Un monarca non ammette eccezioni alla propria giustizia. E poco importa se questo sia illuminato, di animo pio, affascinante e convincente, la sua legge è assoluta, ogni varianza non solo è non è tollerata, è presa nemmeno in considerazione. Ci vorrebbe l’ardire di una miriade di folli per scombinare il sistema, sgretolare alla base il potere, provare a ristabilirne uno nuovo.

 

Il ciclismo attrae il coraggio, la creatività, una sana voglia di insurrezione, ma respinge, quasi sempre, la follia. C’è sempre un barlume di lucidità anche nelle mattate, un calcolo, per quanto rapido e a volte estemporaneo, dei costi e dei benefici. E quando i primi sono troppi, per arrivare ai secondi si sceglie la via più facile, ossia la vita di gruppo, il non eccedere nell’azzardo.

 

La Freccia Vallone ha un monarca dal fascino smisurato, dalla bellezza talmente palese da essere lapalissiana. Poco meno di un chilometro di vertigine, una strada che sembra diretta al cielo, una via crucis reale divenuta calvario a pedali. I corridori in cima al Muro di Huy ci arrivano al rallentatore, uno dietro l’altro, una processione che ben si intona con il nome della strada, Chemin des Chapelles, cammino delle cappelle. Un monte sacro che un secolo fa si faceva in ginocchio, con sette cappelle che elevano la fede verso la basilica di Notre-Dame de la Sarte.

 

È dal 1985 che il Muro di Huy è atto conclusivo della Freccia Vallone.

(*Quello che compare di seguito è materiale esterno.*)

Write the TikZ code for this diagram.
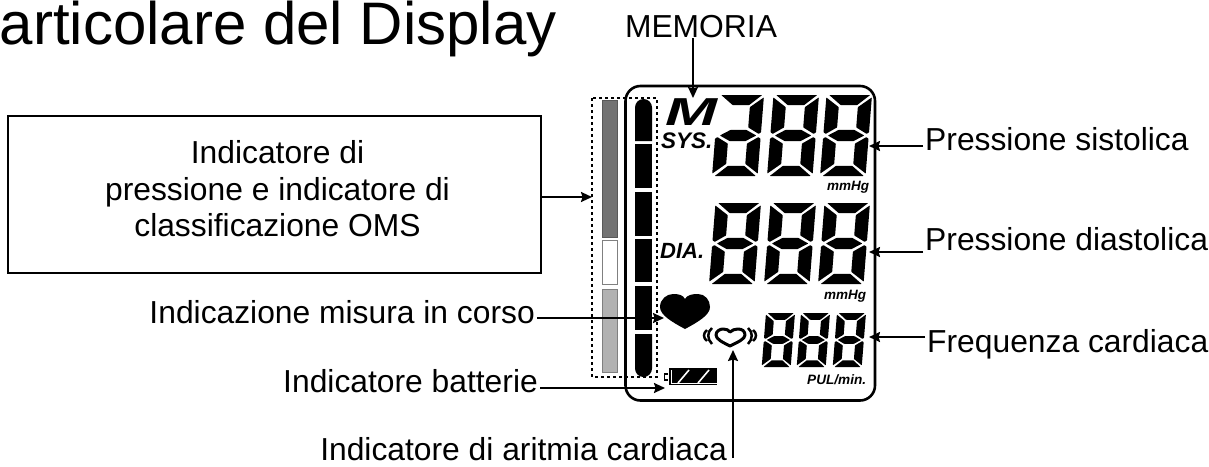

È dal 2004 che ha imposto il suo potere assoluto. C’ha impiegato un po’ a diventare tiranno, ma il suo volere è riuscito a imporlo e tutto sommato nessuno si è mai veramente opposto a tutto ciò. Perché il Muro di Huy spaventa, ai suoi piedi ci si sente piccoli, insicuri di gambe, soprattutto di testa. Ha detto bene Marc Hirschi che la Freccia Vallone si vince di gambe, ma soprattutto di testa, di capacità di sopportare il bruciore a polpacci e quadricipiti. Chi vince sa quello che dice. Soprattutto se quello che dice non si oppone a quello che hanno detto Alejandro Valverde, “serve non pensare alle gambe” e Julian Alaphilippe, “serve tempismo, questione di dieci metri: se sono di troppo sei finito”. Da sei anni i prediletti del monarca.

 

 

Non oggi però. Marc Hirschi primo, secondo Benoît Cosnefroy e verrebbe da pensare a una nuova èra, a una sommossa, se non nei modi, quantomeno nei nomi. Se non fosse che Valverde non c’era. Ha energie da preservare per Liegi e Vuelta, e chissà magari per quella stramba idea Fiandre che s’è insinuata nella sua testa quarantenne. Se non fosse che Alaphilippe neppure. Ha una maglia da campione mondiale da gustarsi, un Tour sulle gambe e un appuntamento con la Liegi. Ma tant’è cambia nulla. Perché Hirschi è uno pragmatico, che pensa al presente e che sa che il futuro è sempre un’incognita, che serve prepararsi al meglio per affrontarlo ma mai con ansia. Anche perché non si può avere ansia a ventidue anni da poco compiuti e con due gambe e due polmoni che funzionano a meraviglia. Soprattutto se a meraviglia funziona pure la testa: razionale e chirurgica, come il suo allungo a un centinaio di metri dal traguardo con il quale si è liberato di quel volpone da strappi che è Michael Woods.

 

Hirschi e Alaphilippe avranno tempo per sfidarsi tra le côte valloni, darsi battaglia a furia di scatti, di allunghi, di menate. Forza e coraggio non manca a nessuno dei due. La follia di sfidare la legge del monarca di Huy chissà. Sarebbe un bel ardire.